Hamsters are high-energy animals with rapid metabolisms, but that doesn’t mean you should provide a bottomless food bowl. Hamsters can get fat.
Commercial food: About one tablespoon of pellets or seed mix once a day, supplemented by treats as described below, will be enough. Even though they’re much smaller, dwarf hamsters are very active and have comparable calorie needs to Syrian hamsters.
Treats: A small amount of greens plus a floret of cauliflower, a slice of apple, or several raisins (or an equivalent amount of other appropriate treats) once a day is plenty to supplement your hamster’s commercial chow. Give treats in small quantities to reduce waste and decrease the amount of time you spend looking for spoiled produce in your hamster’s cage.
Hard treats: Hard treats like small dog biscuits, branches from fruit-bearing trees, or commercial snacks that help wear down your hamster’s teeth can be offered once a week.
Note that hamsters instinctively hoard food in “secret” stashes in their cage, so don’t feel compelled to refill an empty bowl.
When is feeding time?
There are two schools of thought on the optimal time to feed these little guys:
- Evening feedings coincide with their nocturnal activity.
- Morning feedings accommodate their tendency to wake sporadically for short periods throughout the day and snack on available food.
Whichever approach you take, remember that hamsters have high metabolisms and need regular access to food and water, so don’t skip meals.
How to serve their food
Selecting a food dish for your hamster isn’t complicated, but there are a few factors to keep in mind.
- Look for a small bowl.
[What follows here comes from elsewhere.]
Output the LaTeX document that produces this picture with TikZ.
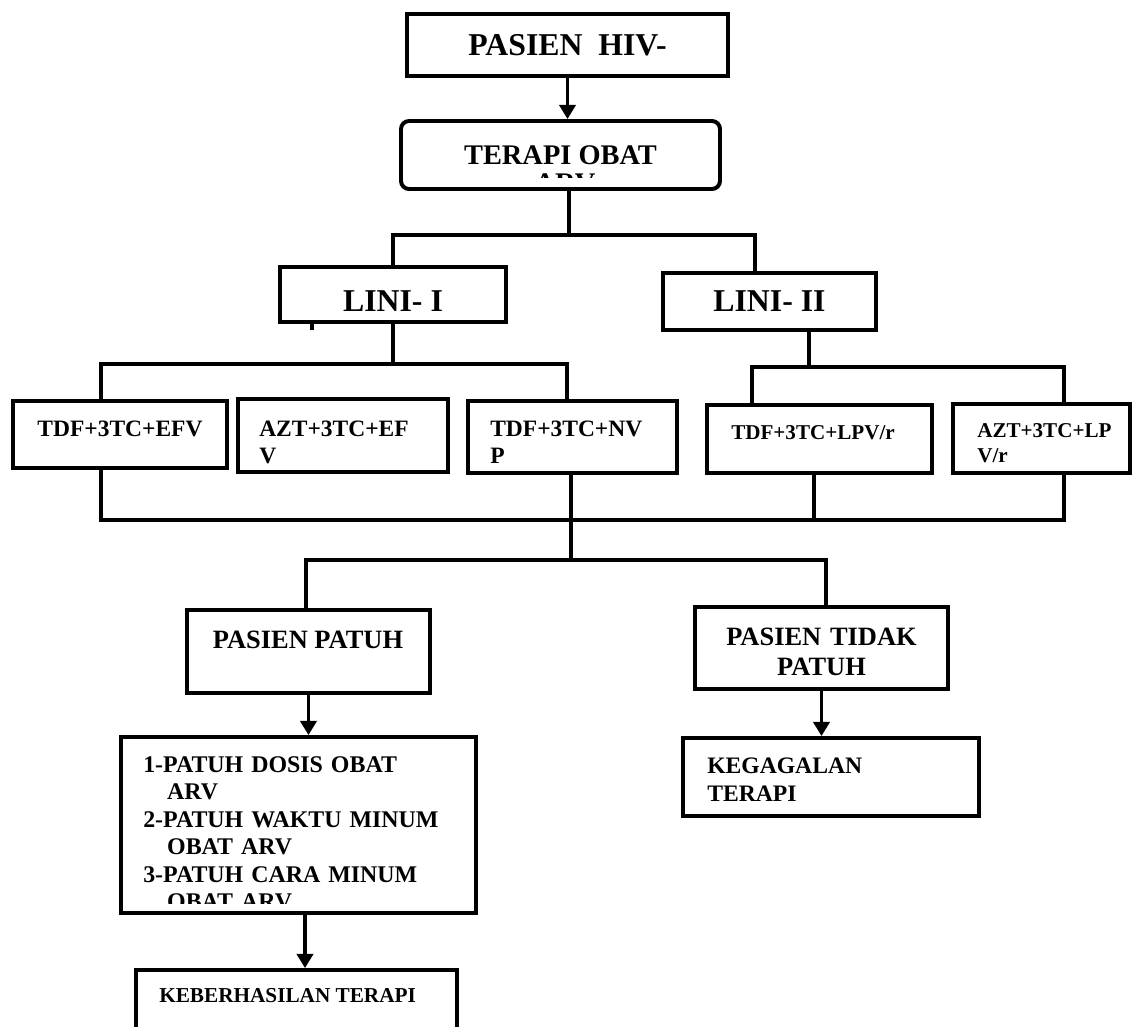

Larger bowls take up valuable cage space and may encourage you to feed too much.
- Opt for a ceramic food dish rather than a plastic one. Ceramic dishes are sturdy, chew-resistant, and difficult to overturn. They’re also durable and shouldn’t need to be replaced unless they become cracked or chipped. Plastic bowls are easily scratched, and those scratches can be havens for bacteria.
- Place the food bowl in an area of the cage that’s far away from your hamster’s bathroom area. Hamsters choose one corner in which to urinate and defecate and consistently use that corner.
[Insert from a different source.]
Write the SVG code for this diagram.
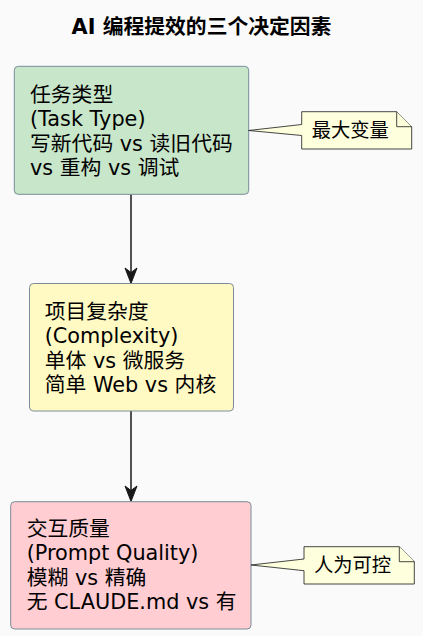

- In many cases, hamsters will fill their cheek pouches with food and move it to a cache location to be eaten later. Just be consistent with when and where you place the food.
- Wash the bowl with soapy water and rinse and dry thoroughly during the weekly cage cleaning.
Some owners prefer to forego a food bowl in favor of scattering food in the cage. However, this approach can create messy bedding and make it more difficult to monitor your hamster’s food intake.